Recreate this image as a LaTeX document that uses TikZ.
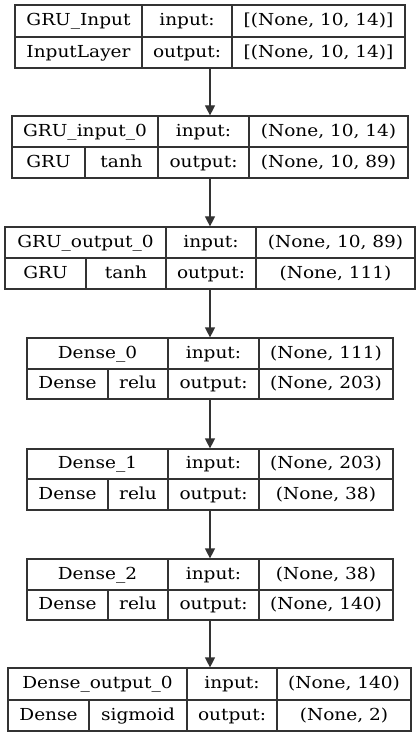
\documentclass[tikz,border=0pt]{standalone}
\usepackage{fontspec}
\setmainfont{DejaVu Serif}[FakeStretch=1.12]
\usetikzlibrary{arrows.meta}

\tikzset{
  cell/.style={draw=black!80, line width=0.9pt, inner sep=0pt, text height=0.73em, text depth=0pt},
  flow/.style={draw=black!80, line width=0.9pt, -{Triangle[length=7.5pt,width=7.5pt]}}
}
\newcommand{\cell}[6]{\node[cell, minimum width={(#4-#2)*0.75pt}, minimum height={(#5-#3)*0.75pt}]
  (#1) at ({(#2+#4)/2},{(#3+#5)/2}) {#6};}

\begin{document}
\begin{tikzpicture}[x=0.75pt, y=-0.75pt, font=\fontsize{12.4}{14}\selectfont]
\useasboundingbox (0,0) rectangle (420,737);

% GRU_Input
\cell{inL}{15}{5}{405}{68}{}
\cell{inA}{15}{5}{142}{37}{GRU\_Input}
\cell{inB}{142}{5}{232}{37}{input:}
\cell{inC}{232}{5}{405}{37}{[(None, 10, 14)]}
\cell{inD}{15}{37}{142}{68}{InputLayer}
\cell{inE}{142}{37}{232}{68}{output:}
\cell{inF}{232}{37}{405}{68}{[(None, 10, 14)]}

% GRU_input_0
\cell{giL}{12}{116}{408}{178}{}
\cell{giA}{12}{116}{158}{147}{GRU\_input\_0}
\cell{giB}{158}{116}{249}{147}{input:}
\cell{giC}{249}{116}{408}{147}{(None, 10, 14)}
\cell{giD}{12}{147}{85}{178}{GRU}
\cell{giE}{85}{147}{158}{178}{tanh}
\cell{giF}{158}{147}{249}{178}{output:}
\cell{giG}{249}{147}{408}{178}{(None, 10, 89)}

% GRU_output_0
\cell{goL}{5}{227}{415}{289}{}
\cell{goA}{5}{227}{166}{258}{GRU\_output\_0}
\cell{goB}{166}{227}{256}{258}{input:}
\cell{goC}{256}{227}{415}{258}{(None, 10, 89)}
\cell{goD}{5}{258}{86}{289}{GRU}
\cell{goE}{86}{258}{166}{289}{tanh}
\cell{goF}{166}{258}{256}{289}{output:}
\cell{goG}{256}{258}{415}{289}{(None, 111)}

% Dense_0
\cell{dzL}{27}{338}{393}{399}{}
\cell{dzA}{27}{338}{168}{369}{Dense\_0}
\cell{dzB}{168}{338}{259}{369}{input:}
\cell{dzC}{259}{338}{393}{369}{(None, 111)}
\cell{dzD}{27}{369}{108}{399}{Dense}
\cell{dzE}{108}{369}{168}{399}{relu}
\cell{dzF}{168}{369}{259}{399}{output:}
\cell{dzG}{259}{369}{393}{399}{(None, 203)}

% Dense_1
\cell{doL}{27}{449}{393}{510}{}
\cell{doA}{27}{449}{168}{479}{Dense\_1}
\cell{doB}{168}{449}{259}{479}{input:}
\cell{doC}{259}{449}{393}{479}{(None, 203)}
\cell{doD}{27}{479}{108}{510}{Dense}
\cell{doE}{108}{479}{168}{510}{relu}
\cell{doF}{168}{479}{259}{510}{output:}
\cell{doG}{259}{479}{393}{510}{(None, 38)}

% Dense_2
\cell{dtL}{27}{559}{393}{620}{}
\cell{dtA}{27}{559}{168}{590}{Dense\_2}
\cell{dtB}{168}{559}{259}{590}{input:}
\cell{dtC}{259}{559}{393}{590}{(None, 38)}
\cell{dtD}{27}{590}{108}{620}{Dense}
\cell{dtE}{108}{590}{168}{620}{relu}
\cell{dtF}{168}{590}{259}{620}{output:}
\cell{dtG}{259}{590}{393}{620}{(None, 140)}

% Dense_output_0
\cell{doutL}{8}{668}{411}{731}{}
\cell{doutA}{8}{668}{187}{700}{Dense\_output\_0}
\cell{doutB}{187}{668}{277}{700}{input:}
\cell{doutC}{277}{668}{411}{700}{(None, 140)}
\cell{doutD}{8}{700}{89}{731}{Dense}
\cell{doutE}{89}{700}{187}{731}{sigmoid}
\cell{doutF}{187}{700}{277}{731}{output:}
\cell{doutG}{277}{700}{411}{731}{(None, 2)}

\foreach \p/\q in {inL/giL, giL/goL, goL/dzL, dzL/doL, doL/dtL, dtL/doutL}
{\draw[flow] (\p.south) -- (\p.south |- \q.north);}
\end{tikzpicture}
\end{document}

--

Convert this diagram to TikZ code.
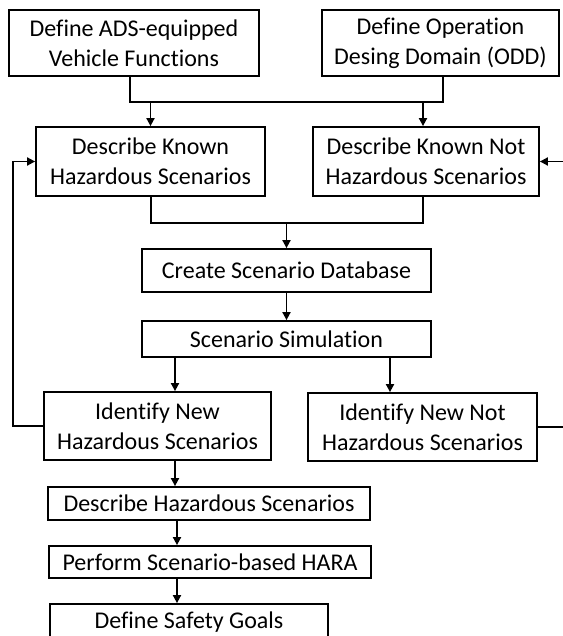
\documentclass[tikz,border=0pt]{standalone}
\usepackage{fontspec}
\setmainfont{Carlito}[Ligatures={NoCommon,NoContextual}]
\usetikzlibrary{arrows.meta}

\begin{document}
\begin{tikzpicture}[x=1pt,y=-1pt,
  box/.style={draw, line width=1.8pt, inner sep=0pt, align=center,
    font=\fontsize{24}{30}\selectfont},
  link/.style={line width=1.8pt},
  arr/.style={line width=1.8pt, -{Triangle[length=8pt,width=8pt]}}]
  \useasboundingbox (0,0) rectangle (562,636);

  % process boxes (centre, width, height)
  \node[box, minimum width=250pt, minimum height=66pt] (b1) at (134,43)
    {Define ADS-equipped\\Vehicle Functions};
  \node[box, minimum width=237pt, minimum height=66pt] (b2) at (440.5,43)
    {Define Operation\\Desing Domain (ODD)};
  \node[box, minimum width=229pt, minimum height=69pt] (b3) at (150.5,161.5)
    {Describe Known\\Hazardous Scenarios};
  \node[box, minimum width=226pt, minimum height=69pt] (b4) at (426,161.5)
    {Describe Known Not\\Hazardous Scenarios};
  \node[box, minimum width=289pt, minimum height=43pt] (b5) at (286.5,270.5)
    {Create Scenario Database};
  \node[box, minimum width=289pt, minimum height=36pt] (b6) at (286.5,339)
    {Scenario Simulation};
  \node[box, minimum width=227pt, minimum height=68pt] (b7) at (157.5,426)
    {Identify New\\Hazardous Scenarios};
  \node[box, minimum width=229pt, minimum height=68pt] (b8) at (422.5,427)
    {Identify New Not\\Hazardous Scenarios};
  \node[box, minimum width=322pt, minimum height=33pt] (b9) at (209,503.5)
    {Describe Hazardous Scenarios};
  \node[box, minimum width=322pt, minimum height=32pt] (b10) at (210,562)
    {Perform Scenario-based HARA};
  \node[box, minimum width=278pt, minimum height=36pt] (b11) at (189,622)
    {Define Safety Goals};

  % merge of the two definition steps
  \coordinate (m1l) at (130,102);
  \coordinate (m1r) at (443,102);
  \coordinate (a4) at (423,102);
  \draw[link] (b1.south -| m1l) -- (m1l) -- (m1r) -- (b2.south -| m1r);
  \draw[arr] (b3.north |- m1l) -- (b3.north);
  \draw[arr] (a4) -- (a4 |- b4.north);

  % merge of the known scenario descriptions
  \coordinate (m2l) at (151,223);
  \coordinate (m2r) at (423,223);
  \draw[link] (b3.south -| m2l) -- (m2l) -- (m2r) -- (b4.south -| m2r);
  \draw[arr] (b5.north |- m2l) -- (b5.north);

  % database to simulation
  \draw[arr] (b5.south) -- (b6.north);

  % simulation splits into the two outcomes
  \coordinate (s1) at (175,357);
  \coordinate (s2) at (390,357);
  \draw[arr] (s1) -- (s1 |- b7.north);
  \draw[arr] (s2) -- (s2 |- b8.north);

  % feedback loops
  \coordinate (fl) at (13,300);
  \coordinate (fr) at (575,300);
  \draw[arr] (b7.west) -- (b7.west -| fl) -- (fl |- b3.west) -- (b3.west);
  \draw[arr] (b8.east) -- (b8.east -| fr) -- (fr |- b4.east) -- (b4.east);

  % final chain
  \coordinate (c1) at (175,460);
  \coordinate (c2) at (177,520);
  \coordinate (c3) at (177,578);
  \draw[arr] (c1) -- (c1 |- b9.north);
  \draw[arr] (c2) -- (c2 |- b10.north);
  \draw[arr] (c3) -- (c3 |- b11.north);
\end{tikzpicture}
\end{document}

...

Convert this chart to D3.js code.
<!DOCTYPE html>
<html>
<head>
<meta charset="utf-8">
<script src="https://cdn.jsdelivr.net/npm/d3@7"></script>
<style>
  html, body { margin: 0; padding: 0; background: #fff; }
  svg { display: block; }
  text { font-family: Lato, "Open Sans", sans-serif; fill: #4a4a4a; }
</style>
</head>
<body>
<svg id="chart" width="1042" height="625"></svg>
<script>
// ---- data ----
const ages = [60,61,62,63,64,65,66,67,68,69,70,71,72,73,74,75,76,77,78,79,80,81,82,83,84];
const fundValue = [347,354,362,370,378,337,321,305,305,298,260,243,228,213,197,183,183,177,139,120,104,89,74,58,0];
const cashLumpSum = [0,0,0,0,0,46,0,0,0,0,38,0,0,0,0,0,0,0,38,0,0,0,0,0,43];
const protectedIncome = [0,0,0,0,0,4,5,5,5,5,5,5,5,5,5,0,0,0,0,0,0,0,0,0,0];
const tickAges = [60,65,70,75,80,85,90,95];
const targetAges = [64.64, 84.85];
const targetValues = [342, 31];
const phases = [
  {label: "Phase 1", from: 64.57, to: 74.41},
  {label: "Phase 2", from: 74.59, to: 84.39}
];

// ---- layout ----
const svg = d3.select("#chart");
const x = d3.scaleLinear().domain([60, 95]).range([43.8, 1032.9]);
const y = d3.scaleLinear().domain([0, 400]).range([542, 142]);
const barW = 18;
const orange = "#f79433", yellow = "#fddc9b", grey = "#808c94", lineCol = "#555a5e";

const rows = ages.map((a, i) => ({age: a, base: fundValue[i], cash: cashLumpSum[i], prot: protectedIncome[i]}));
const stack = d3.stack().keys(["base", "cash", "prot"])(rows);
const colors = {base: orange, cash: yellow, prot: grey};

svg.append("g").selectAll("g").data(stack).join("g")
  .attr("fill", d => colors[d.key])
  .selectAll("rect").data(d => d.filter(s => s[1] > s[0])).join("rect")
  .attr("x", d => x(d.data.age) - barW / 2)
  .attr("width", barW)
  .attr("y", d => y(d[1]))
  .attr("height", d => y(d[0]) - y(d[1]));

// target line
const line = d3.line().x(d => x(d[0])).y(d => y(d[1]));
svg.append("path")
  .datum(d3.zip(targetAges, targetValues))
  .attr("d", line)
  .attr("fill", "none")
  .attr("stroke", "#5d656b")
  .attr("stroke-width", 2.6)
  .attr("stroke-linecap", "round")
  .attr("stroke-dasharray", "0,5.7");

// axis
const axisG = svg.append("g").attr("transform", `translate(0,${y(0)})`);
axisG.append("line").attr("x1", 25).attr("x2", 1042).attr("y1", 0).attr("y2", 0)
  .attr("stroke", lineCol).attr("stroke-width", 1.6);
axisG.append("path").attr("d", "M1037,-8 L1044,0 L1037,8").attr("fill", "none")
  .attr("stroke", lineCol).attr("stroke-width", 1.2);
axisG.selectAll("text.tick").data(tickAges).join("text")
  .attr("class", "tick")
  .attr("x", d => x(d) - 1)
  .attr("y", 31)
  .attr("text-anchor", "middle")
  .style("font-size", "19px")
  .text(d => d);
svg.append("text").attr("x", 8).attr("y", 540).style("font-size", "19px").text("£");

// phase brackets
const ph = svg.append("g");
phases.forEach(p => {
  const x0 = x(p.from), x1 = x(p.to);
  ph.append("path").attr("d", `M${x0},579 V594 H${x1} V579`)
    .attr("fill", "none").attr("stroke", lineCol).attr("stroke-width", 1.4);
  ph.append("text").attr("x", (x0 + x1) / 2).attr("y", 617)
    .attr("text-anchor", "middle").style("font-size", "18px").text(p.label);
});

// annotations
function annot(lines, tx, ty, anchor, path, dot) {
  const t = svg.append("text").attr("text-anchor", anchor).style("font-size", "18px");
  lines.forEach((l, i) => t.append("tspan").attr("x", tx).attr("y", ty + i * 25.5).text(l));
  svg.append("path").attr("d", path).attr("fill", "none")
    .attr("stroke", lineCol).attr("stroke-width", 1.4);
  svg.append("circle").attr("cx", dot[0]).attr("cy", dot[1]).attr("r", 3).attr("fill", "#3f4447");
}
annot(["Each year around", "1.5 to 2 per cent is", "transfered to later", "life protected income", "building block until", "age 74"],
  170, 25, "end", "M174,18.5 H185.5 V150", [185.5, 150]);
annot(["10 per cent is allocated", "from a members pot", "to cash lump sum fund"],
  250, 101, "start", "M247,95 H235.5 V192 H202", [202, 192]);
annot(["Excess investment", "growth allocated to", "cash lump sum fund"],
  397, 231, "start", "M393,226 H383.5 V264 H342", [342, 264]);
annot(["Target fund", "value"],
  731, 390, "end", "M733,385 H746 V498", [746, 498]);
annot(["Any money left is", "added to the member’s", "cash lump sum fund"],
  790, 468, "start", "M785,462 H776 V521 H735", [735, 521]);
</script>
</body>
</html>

● **Written exercise**
In the listing above, find the line with "Recreate this image" and the line with "(0,0) rectangle (420,737);". Copy both of them and every line between, exactly, but not the pictures.

● **Output of the task**
Recreate this image as a LaTeX document that uses TikZ.
\documentclass[tikz,border=0pt]{standalone}
\usepackage{fontspec}
\setmainfont{DejaVu Serif}[FakeStretch=1.12]
\usetikzlibrary{arrows.meta}

\tikzset{
  cell/.style={draw=black!80, line width=0.9pt, inner sep=0pt, text height=0.73em, text depth=0pt},
  flow/.style={draw=black!80, line width=0.9pt, -{Triangle[length=7.5pt,width=7.5pt]}}
}
\newcommand{\cell}[6]{\node[cell, minimum width={(#4-#2)*0.75pt}, minimum height={(#5-#3)*0.75pt}]
  (#1) at ({(#2+#4)/2},{(#3+#5)/2}) {#6};}

\begin{document}
\begin{tikzpicture}[x=0.75pt, y=-0.75pt, font=\fontsize{12.4}{14}\selectfont]
\useasboundingbox (0,0) rectangle (420,737);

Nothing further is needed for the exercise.